July 26, 2017

The Miranda Warning: Knowing your rights

Anyone who has ever watched a crime show on television probably will have heard the Miranda warning or some variation of it: “You have the right to remain silent…etc.” However, you might not know that the Miranda warning exists outside the realm of television, in real life. In fact, it is an integral part of an American citizen’s legal rights, designed to protect a person who has been accused, but not convicted, of a crime. But what is the Miranda warning, and how is it applied?

The Miranda warning originates from the 1966 Miranda v. Arizona case. The suspect, Ernesto Miranda, confessed to committing a crime while being questioned by police. He was not informed by the police questioning him that he had the right to remain silent or that he had the right to an attorney during the questioning. The case went to the U.S. Supreme Court, who ruled that Miranda’s Fifth Amendment right (the right not to incriminate oneself in a crime) had been violated, and that his statements could not be used as evidence. (Later Miranda was tried again with new evidence not obtained from his questioning and convicted.)

The Miranda warning, mandated in the 1966 case, is a series of statements about the rights of a suspect in the custody of law enforcement. It informs the suspect that they have the right to stay silent and the right to have an attorney present while being questioned.

The Miranda warning, according to the U.S. Constitution online, is the following series of statements: You have the right to remain silent. Anything you say can and will be used against you in a court of law. You have the right to an attorney, and to have an attorney present during any questioning. If you cannot afford a lawyer, one will be provided for you at government expense.
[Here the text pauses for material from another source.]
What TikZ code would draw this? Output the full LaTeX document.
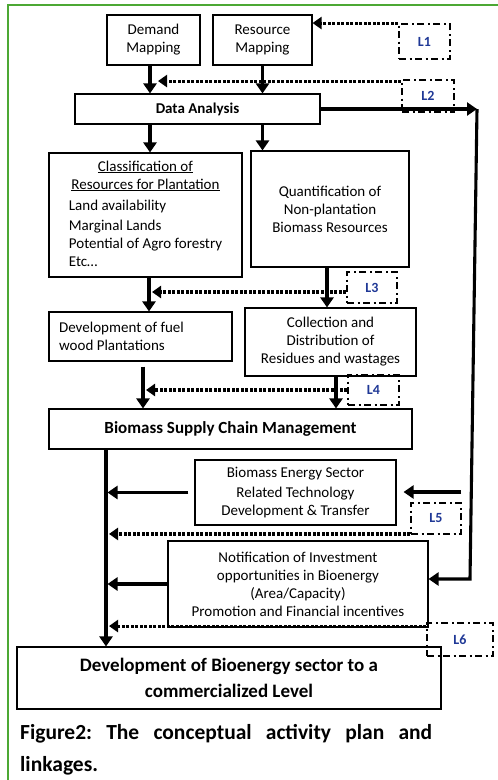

Since the Supreme Court decision in the Miranda v. Arizona case, law enforcement officers absolutely state and explain the Miranda rights to a suspect before beginning questioning about a crime he/she is suspected of committing. Then, the suspect must answer saying that he/she understands these rights. If it is later found out that the suspect was not properly “Mirandized,” evidence from the questioning can be thrown out from the case.

It is important to be aware that the Miranda warning is not applicable in every situation and that there are exceptions to Miranda rights. The warning is given only to suspects of a crime who are being questioned about that crime. A person who is not a suspect in a crime may be questioned about a crime committed without being read the Miranda warning. Basic questions are exempted from the Miranda warning: name, date of birth, address, and Social Security number. Furthermore, the Miranda warning does not need to be read at the time of an arrest. On Law & Order, for example, suspects are almost always Mirandized as they are handcuffed and put into the back of a police car; in reality, however, time may pass between the arrest and the actual questioning, where the Miranda warning must be read.

The Miranda warning also does not force the suspect to remain silent or ask for an attorney. After the suspect is made aware of and understands his/her rights, he/she may choose to waive those rights during the questioning and speak without an attorney present.

If you are ever accused of a crime, it is important to know your rights, including your Miranda rights, and to consult with an attorney before answering any questions.